Pandemic drives sharp rise in California families opening their own home schools

Will home-schooled students return to campuses in the fall?

Shauna Anderson, a member of the Homeschooling Association of California, discusses a lesson with her children.
Diana Lambert/EdSource

During the height of the pandemic, almost 35,000 California families filed an affidavit with the state to open a private home school. 

That’s more than double the number of private school affidavits filed for the 2018-19 school year for schools with five or fewer students — the number that the state Department of Education says is likely to be a home school. Another 3,215 people filed private school affidavits to operate schools with six or more students. 

Filing a private school affidavit annually is one way to home-school a child in California. Families also can choose a home study program through a public school or can enroll their children in a private school that offers home-schooling options. 

Parents who file an affidavit do not have the oversight or guidance provided by a school district or public charter school. Instead, they must provide all the curriculum, materials and instruction for their children. They also do not receive the funds to cover the cost of supplies, outside classes or extracurricular activities that charter schools usually provide. 

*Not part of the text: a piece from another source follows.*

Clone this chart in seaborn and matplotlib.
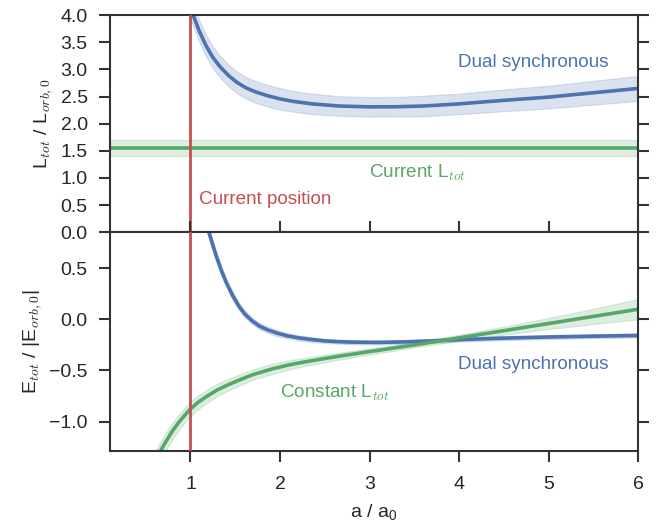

Home-schooling programs nationwide saw a substantial increase in enrollment after school campuses closed last year, according to the U.S. Census Bureau’s Household Pulse Survey. On April 23, 2020 — a few weeks after campus closing began — about 5% of U.S. households reported that they were home-schooling at least one of their school-age children, according to the survey. By fall that number had climbed to 11%.

“It’s clear that in an unprecedented environment, families are seeking solutions that will reliably meet their health and safety needs, their childcare needs and the learning and socio-emotional needs of their children,” according to a news release from the Census Bureau.

Charter schools can operate in school buildings or be home-based. They remain the most popular way for families to home-school their children.  Some parents opened their own home schools when charter schools filled up during the pandemic and began to turn students away, said Jamie Heston, a home-school consultant from the Bay Area. It’s not clear exactly how many California students are in home-school programs operated by charter schools because that data is not collected.

Enrollment in non-classroom based charter schools also was limited by a state law passed during the pandemic that held schools to funding based on their 2019-20 attendance. For some parents, a private school affidavit seemed like their only option, Heston said.

Heston said she saw a huge increase in interest in her Homeschool 101 class, which serves as an introduction to home schooling, during the pandemic. She said about 100 people signed up for the virtual class each month last summer, compared with the five to 30 who attended the in-person classes held four times a year at four local libraries before the pandemic.

The majority of parents Heston spoke to told her they were unhappy with distance learning and the amount of time their children spent in front of the computer. Many parents, even those with children attending expensive private schools, said they were disillusioned with the education they saw their child receiving online, she said. 

Cathy Yu pulled her 16-year-old son out of his Bay Area high school last September after watching him struggle with distance learning. Yu looked over his homework assignments and online lessons and didn’t like what she saw. Lessons were often brief, uninteresting and recorded. Feedback from some teachers was minimal, and the Sequoia Union High School District’s decision to use pass or fail grades left him unmotivated, she said.  She decided to run her own home school and filed a private school affidavit.

Yu, who already home-schools a younger son through a charter school, had considered removing her eldest from Menlo-Atherton High School before the pandemic because she felt the school required too much “busy work” that didn’t move him forward academically. Six classes a day, hours of homework each night, cello lessons and sports often left him exhausted, she said.

“I saw a positive change the past year, after we removed him from the school,” Yu said. “I think he has a lot more time to absorb things around him and is more engaged. He is more motivated. He now has more drive, prepares for the exams himself. It has been a very positive experience for us.”

A majority of the children whose parents chose to home-school during the pandemic are likely to return their children to school campuses, but not all, Heston said. She is already seeing enrollment for Homeschool 101 classes returning to pre-pandemic levels. 

Currently, there is no way to know whether a person who filed a private school affidavit plans to open a private school or a home school. State law doesn’t allow the California Department of Education to collect information that would allow it to determine which schools are based at home, said Scott Roark, a department spokesman. Enrollment of 5 or fewer students is considered a good indicator of a home school, he said.

Private school affidavits have been criticized by some because of the lack of oversight provided by the state. The home-schooling method got public attention when a couple operating a private home school were convicted in 2019 of abusing their children. Louise and David Turpin were arrested in Perris for torturing, abusing and imprisoning 12 of their 13 children, ages 2 to 29. The parents, who were sentenced to 25 years to life in prison, filed an affidavit with the state to open a private school to home-school their children. 

Two Assembly bills were introduced in 2018 that would have required more oversight of these affidavit home schools, but both failed to gain traction and died. One bill would have required that home schools be listed as such on private school affidavits and that school districts be notified of children being home-schooled locally. The second bill would have formed an advisory committee to assess home schooling in the state and to offer recommendations.